Well, hey. “I know it's out of
fashion / And a trifle uncool” to persist in my Sixties ideals, but I do. And
so today’s so-called Outrage Culture is really getting me down.
More and more often I find myself
shutting down because the texts around me are actually baited traps, about
which there can be little reasonable discourse. Those who speak know they are unarguably right; there is no need to listen to another perspective. There is no contingency;
there is no provisionalism. So many of us just want to be offended; and so many
others just want to offend.
This line of thinking reminded me
of a now-trite Sixties concept, epitomized (mockingly) in Hair. Perhaps you remember these lines from the introduction to “My
Conviction”:
I wish every mother and father
Would make a speech to their
teenagers
And say, “Kids, be free, no guilt.
Be whoever you are, do whatever
you want to do,
Just as long as you don't hurt
anybody, right? Right.”
Our understanding of “don’t hurt
anybody” is considerably more nuanced than it was back in 1968. I think most of
us recognize today that many of our freedoms depend on someone else’s lack of
freedoms, and fifty years ago the main beneficiaries of this ideal were white
middle-class men. But still. We have learned something since then. Or have we?

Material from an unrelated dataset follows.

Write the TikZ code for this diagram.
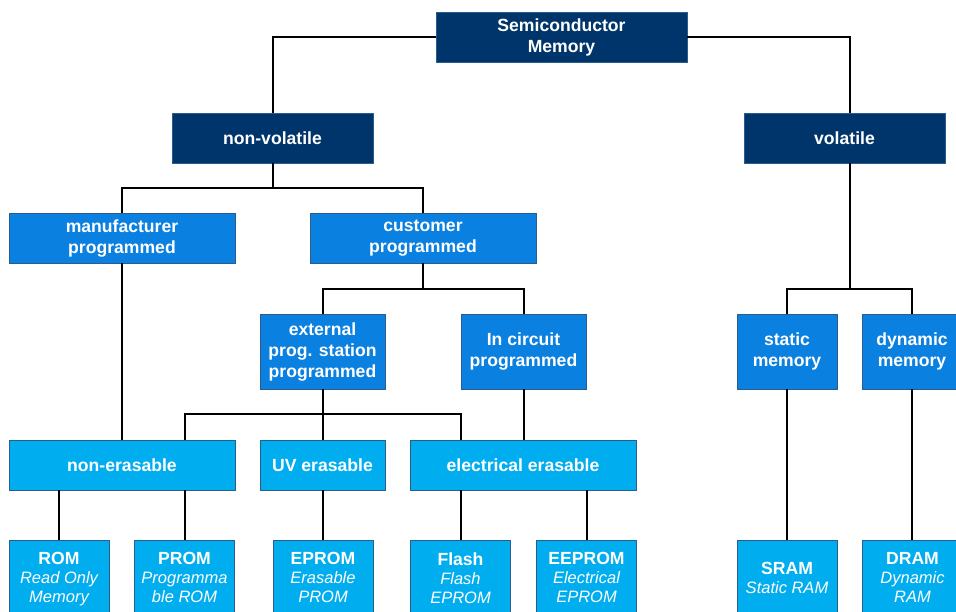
\documentclass[tikz,border=0pt]{standalone}
\usepackage{fontspec}
\setmainfont{Liberation Sans}
\usetikzlibrary{calc}
\definecolor{navy}{HTML}{00356B}
\definecolor{midblue}{HTML}{0A80E0}
\definecolor{skyblue}{HTML}{00ADEF}
\definecolor{edge}{HTML}{2A5C8C}
% italic description line inside a memory box
\newcommand{\desc}[1]{{\fontsize{16.5}{19}\selectfont\mdseries\itshape #1\strut}}
\begin{document}
\begin{tikzpicture}[x=1pt,y=-1pt,
  box/.style={draw=edge, line width=0.9pt, text=white, align=center, inner sep=0pt,
    font=\fontsize{17.6}{21}\selectfont\bfseries},
  lvlA/.style={box, fill=navy, minimum width=201pt, minimum height=50pt},
  lvlB/.style={box, fill=midblue, minimum height=50pt},
  lvlC/.style={box, fill=midblue, minimum width=125pt, minimum height=75pt},
  lvlD/.style={box, fill=skyblue, minimum height=50pt},
  leaf/.style={box, fill=skyblue, minimum width=100pt, minimum height=81pt,
    font=\fontsize{17.6}{19}\selectfont\bfseries},
  conn/.style={draw=black, line width=2pt}]
\useasboundingbox (0,0) rectangle (956,611);

% top level
\node[lvlA, minimum width=251pt] (sm) at (561.5,37) {Semiconductor\\Memory};
\node[lvlA] (nv) at (272.5,138) {non-volatile};
\node[lvlA] (vo) at (844.5,138) {volatile};

% programming method
\node[lvlB, minimum width=226pt] (mp) at (122,238) {manufacturer\\programmed};
\node[lvlB, minimum width=226pt] (cp) at (423,238) {customer\\programmed};
\node[lvlC] (ext) at (322.5,351.5) {external\\prog. station\\programmed};
\node[lvlC] (ic) at (523.5,351.5) {In circuit\\programmed};
\node[lvlC, minimum width=100pt] (st) at (787,351.5) {static\\memory};
\node[lvlC, minimum width=100pt] (dy) at (912,351.5) {dynamic\\memory};

% erasability
\node[lvlD, minimum width=226pt] (ne) at (122,465) {non-erasable};
\node[lvlD, minimum width=125pt] (uv) at (322.5,465) {UV erasable};
\node[lvlD, minimum width=226pt] (ee) at (523,465) {electrical erasable};

% memory types (boxes run past the lower edge)
\node[leaf] (rom) at (59,580.5) {ROM\\\desc{Read Only}\\\desc{Memory}};
\node[leaf] (pr) at (184.5,580.5) {PROM\\\desc{Programma}\\\desc{ble ROM}};
\node[leaf] (ep) at (323,580.5) {EPROM\\\desc{Erasable}\\\desc{PROM}};
\node[leaf] (fl) at (460.5,580.5) {Flash\\\desc{Flash}\\\desc{EPROM}};
\node[leaf] (eep) at (586.5,580.5) {EEPROM\\\desc{Electrical}\\\desc{EPROM}};
\node[leaf] (sr) at (787,580.5) {SRAM\\\desc{Static RAM}};
\node[leaf] (dr) at (912.5,580.5) {DRAM\\\desc{Dynamic}\\\desc{RAM}};

% bus levels
\coordinate (b1) at (0,188);
\coordinate (b2) at (0,289);
\coordinate (b3) at (0,414);
\coordinate (vx) at (850,0);

% connectors
\draw[conn] (sm.west) -| (nv.north);
\draw[conn] (sm.east) -| (vo.north -| vx);
\draw[conn] (nv.south) -- (nv.south |- b1);
\draw[conn] (mp.north) -- (mp.north |- b1) -- (cp.north |- b1) -- (cp.north);
\draw[conn] (cp.south) -- (cp.south |- b2);
\draw[conn] (ext.north) -- (ext.north |- b2) -- (ic.north |- b2) -- (ic.north);
\draw[conn] (vo.south -| vx) -- (vx |- b2);
\draw[conn] (st.north) -- (st.north |- b2) -- (dy.north |- b2) -- (dy.north);
\draw[conn] (ext.south) -- (ext.south |- b3);
\draw[conn] (ne.north -| pr.north) -- (pr.north |- b3) -- (fl.north |- b3) -- (ee.north -| fl.north);
\draw[conn] (uv.north) -- (uv.north |- b3);
\draw[conn] (mp.south) -- (ne.north);
\draw[conn] (ic.south) -- (ic.south |- ee.north);
\draw[conn] (ne.south -| rom.north) -- (rom.north);
\draw[conn] (ne.south -| pr.north) -- (pr.north);
\draw[conn] (uv.south) -- (uv.south |- ep.north);
\draw[conn] (ee.south -| fl.north) -- (fl.north);
\draw[conn] (ee.south -| eep.north) -- (eep.north);
\draw[conn] (st.south) -- (sr.north);
\draw[conn] (dy.south) -- (dy.south |- dr.north);
\end{tikzpicture}
\end{document}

Without becoming an apologist for
anyone but myself, I really wish we could roll our attitudes back to an easier
time. Because I am exhausted by outrage, and my compassion is beyond fatigued.
So this. Do what you want, and
don’t hurt anyone else intentionally. Own what’s yours to own, and apologize
when you make a mistake. As Desiderata, another text popular in the 1960s and
1970s, reminds us: “Strive to be happy.” Yeah. Just that.